Nivea Crème (Beiersdorf): NIVEA is one of the world’s most trusted skincare brands. It all began in Hamburg in 1911, when the pharmacist and visionary entrepreneur Dr. Oscar Troplowitz recognized the potential in Eucerit, an emulsifier developed by the chemist Dr. Isaac Lifschütz. Eucerit made it possible to bind water and oil into a stable cream, and was first intended for use in the medical field. Dermatologist Prof. Paul Gerson Unna appreciated Dr. Lifschütz’s expertise in his field and introduced him to Dr. Troplowitz, who immediately recognized that the water-in-oil emulsion would make the perfect basis for a cosmetic skin cream. All it needed now was a name. To find it, Dr. Troplowitz didn’t need to look any further than the cream itself. Inspired by its snow-white colour, he called it NIVEA – a name derived from the Latin words nix (snow) and nivis (of snow). Finally, the years of research and creativity had paid off. In December of 1911, NIVEA was launched. Since then, Hamburg has always been the site of the headquarter of Beiersdorf and the biggest production site for the NIVEA crème.

Modern Television: Manfred von Ardenne from Hamburg came up with the idea of using a fast flying spot generated by the Braun tube for scanning images. On Christmas Eve 1930 he achieved the first all-electronic television transmissions with Braun tubes at the transmitter and at the receive. At the 1931 Berlin Broadcasting Trade Fair, Manfred von Ardenne presented his all-electronic television transmissions to the public. According to Walter Bruch, the inventor of colour television, that event was the world premiere of today’s TV technology with electron beams. The year 1931 marks the beginning of today’s electronic television sets.

Cruise Shipping: Hapag-lloyd is one of the largest container shipping companies with strong relations to the Americas. Hapag-Lloyd AG was formed 1970 as a result of the merger of Hamburg-Amerikanische Packetfahrt-Actien-Gesellschaft (Hapag) and North German Lloyd (NDL). But the origins of these shipping lines go back much further: Hapag was founded in Hamburg in 1847 by local merchants and NDL in Bremen in 1857. The lines initially carried mainly European emigrants eager to start a new life in America. The relationship between Hapag and NDL was for a long time something special, for while they were competitors, from the 19th century onwards, they both repeatedly established joint ventures.
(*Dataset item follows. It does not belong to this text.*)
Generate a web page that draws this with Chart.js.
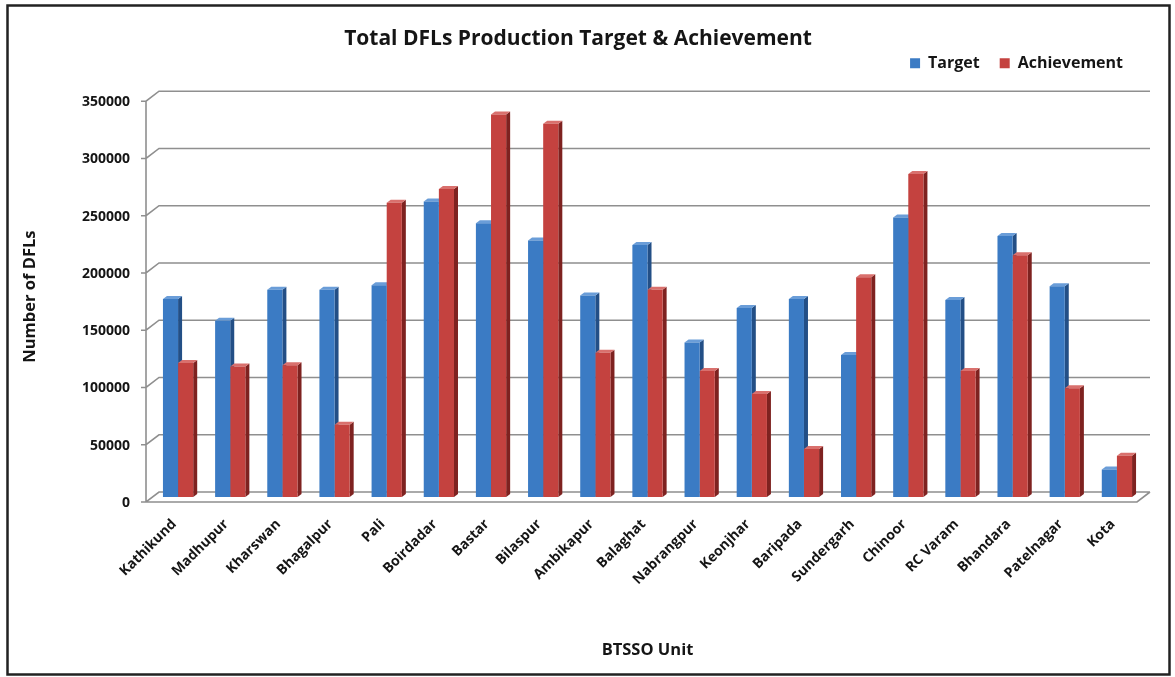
<!DOCTYPE html>
<html>
<head>
<meta charset="utf-8">
<title>Total DFLs Production Target & Achievement</title>
<script src="https://cdn.jsdelivr.net/npm/chart.js@4.4.1/dist/chart.umd.min.js"></script>
<style>
    html, body { margin: 0; padding: 0; background: #fff; }
    #wrap { width: 1175px; height: 677px; }
</style>
</head>
<body>
<div id="wrap"><canvas id="dflChart" width="1175" height="677"></canvas></div>
<script>
// Units and their figures
const units = ['Kathikund', 'Madhupur', 'Kharswan', 'Bhagalpur', 'Pali', 'Boirdadar', 'Bastar',
    'Bilaspur', 'Ambikapur', 'Balaghat', 'Nabrangpur', 'Keonjhar', 'Baripada', 'Sundergarh',
    'Chinoor', 'RC Varam', 'Bhandara', 'Patelnagar', 'Kota'];
const target = [173000, 154000, 181000, 181000, 185000, 258000, 239000, 224000, 176000, 220000,
    135000, 165000, 173000, 124000, 244000, 172000, 228000, 184000, 24000];
const achievement = [117000, 114000, 115000, 63000, 257000, 269000, 334000, 326000, 126000, 181000,
    110000, 90000, 42000, 192000, 282000, 110000, 211000, 95000, 36000];
const yTicks = [0, 50000, 100000, 150000, 200000, 250000, 300000, 350000];

const FONT = "'Open Sans', 'DejaVu Sans', sans-serif";
const INK = '#151515';

// front plane / back wall offsets relative to the bar plane
const front = { x: -6, y: 5 };
const back = { x: 7, y: -5 };
const depth = { x: 4, y: 3 };

// white page with a dark frame
const framePlugin = {
    id: 'frame',
    beforeDraw(chart) {
        const ctx = chart.ctx;
        ctx.save();
        ctx.fillStyle = '#fff';
        ctx.fillRect(0, 0, chart.width, chart.height);
        ctx.strokeStyle = '#222';
        ctx.lineWidth = 2.5;
        ctx.strokeRect(7.5, 5.5, chart.width - 13, chart.height - 8);
        ctx.restore();
    }
};

// back wall gridlines, floor and front axis
const wallPlugin = {
    id: 'wall',
    beforeDatasetsDraw(chart) {
        const ctx = chart.ctx;
        const { left, right, top, bottom } = chart.chartArea;
        const y = chart.scales.y;
        ctx.save();
        ctx.strokeStyle = '#8f8f8f';
        ctx.lineWidth = 1.6;
        ctx.beginPath();
        yTicks.forEach(v => {
            const py = y.getPixelForValue(v);
            ctx.moveTo(left + front.x - 5, py + front.y);
            ctx.lineTo(left + front.x, py + front.y);
            ctx.lineTo(left + back.x, py + back.y);
            ctx.lineTo(right + back.x, py + back.y);
        });
        // front axis line
        ctx.moveTo(left + front.x, top + front.y);
        ctx.lineTo(left + front.x, bottom + front.y);
        // floor front edge and right side
        ctx.moveTo(left + front.x, bottom + front.y);
        ctx.lineTo(right + front.x, bottom + front.y);
        ctx.lineTo(right + back.x, bottom + back.y);
        ctx.stroke();
        ctx.restore();
    }
};

// side and top faces of each bar, drawn before the fronts
const bars3dPlugin = {
    id: 'bars3d',
    beforeDatasetsDraw(chart) {
        const ctx = chart.ctx;
        ctx.save();
        chart.data.datasets.forEach((ds, i) => {
            chart.getDatasetMeta(i).data.forEach(bar => {
                const { x, y, base, width } = bar.getProps(['x', 'y', 'base', 'width'], true);
                const l = x - width / 2;
                const r = x + width / 2;

                ctx.fillStyle = ds.sideColor;
                ctx.beginPath();
                ctx.moveTo(r, y);
                ctx.lineTo(r + depth.x, y - depth.y);
                ctx.lineTo(r + depth.x, base - depth.y);
                ctx.lineTo(r, base);
                ctx.closePath();
                ctx.fill();

                ctx.fillStyle = ds.topColor;
                ctx.beginPath();
                ctx.moveTo(l, y);
                ctx.lineTo(l + depth.x, y - depth.y);
                ctx.lineTo(r + depth.x, y - depth.y);
                ctx.lineTo(r, y);
                ctx.closePath();
                ctx.fill();
            });
        });
        ctx.restore();
    }
};

// extra room under the legend
const legendSpacer = {
    id: 'legendSpacer',
    beforeInit(chart) {
        const fit = chart.legend.fit;
        chart.legend.fit = function () {
            fit.bind(chart.legend)();
            this.height += 15;
        };
    }
};

const ctx = document.getElementById('dflChart');

new Chart(ctx, {
    type: 'bar',
    data: {
        labels: units,
        datasets: [
            {
                label: 'Target',
                data: target,
                backgroundColor: '#3b7bc4',
                sideColor: '#234f86',
                topColor: '#6a9dd8',
                categoryPercentage: 0.58,
                barPercentage: 1
            },
            {
                label: 'Achievement',
                data: achievement,
                backgroundColor: '#c4423f',
                sideColor: '#7e2220',
                topColor: '#d9706d',
                categoryPercentage: 0.58,
                barPercentage: 1
            }
        ]
    },
    options: {
        responsive: false,
        animation: false,
        layout: {
            padding: { left: 13, right: 32, top: 0, bottom: 0 }
        },
        plugins: {
            title: {
                display: true,
                text: 'Total DFLs Production Target & Achievement',
                color: INK,
                font: { family: FONT, size: 21, weight: 'bold' },
                padding: { top: 26, bottom: -16 }
            },
            legend: {
                position: 'top',
                align: 'end',
                labels: {
                    color: INK,
                    font: { family: FONT, size: 16, weight: 'bold' },
                    boxWidth: 10,
                    boxHeight: 10,
                    padding: 20
                }
            },
            tooltip: { enabled: false }
        },
        scales: {
            x: {
                grid: { display: false, drawTicks: false },
                border: { display: false },
                ticks: {
                    color: INK,
                    font: { family: FONT, size: 14, weight: 'bold' },
                    minRotation: 45,
                    maxRotation: 45,
                    autoSkip: false,
                    padding: 19,
                    labelOffset: -4
                },
                title: {
                    display: true,
                    text: 'BTSSO Unit',
                    color: INK,
                    font: { family: FONT, size: 16.5, weight: 'bold' },
                    padding: { top: 0, bottom: 17 }
                },
                afterFit(scale) {
                    scale.height = 180;
                }
            },
            y: {
                min: 0,
                max: 350000,
                grid: { display: false, drawTicks: false },
                border: { display: false },
                ticks: {
                    stepSize: 50000,
                    color: INK,
                    font: { family: FONT, size: 14, weight: 'bold' },
                    padding: 22,
                    labelOffset: 6,
                    callback: v => String(v)
                },
                title: {
                    display: true,
                    text: 'Number of DFLs',
                    color: INK,
                    font: { family: FONT, size: 16.5, weight: 'bold' },
                    padding: { top: 7, bottom: 0 }
                },
                afterFit(scale) {
                    scale.width = 139;
                }
            }
        }
    },
    plugins: [framePlugin, wallPlugin, bars3dPlugin, legendSpacer]
});
</script>
</body>
</html>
Under its Director-General Albert Ballin (1857-1918), who is also credited with having invented the cruise, Hapag rose to the top of the world shipping sector around the turn of the century in terms of tonnage, while NDL became the shipping line carrying the largest number of passengers.

Tesa Film: Tesa’s success story begins with the unsuccessful development of an adhesive bandage. Paul C. Beiersdorf, a pharmacist, was at work on the bandage when Dr. Oscar Troplowitz took over the lab from the company’s founder in 1890. The bandage adhered excellently, but was irritating to skin. Troplowitz made a virtue of necessity and, in 1896, launched the first technical adhesive tape. Today Tesa is one of the world’s leading manufacturers of self-adhesive product and system solutions for industry, professional craftsmen, and consumers.

Mont Blanc: The start of the “modern” new century had a simulating effect on inventors and craftsmen. Ingenuity and imagination helped the fountain pen to make its technical and commercial breakthrough as a writing instrument. It was a Hamburg banker, Alfred Nehemias, and a Berlin engineer, August Eberstein, together who recognized the signs of time and decided to produce simplicissimus pens. After a short period of time, Wilhelm Dziambor, Christian Lausen and later Claus Johannes Voss took over the business and thus laid the foundation for the future internationally successful company Montblanc based in Hamburg.

Dynamite: Even though Alfred Nobel came from Sweden, he did the invention in Hamburg in 1866.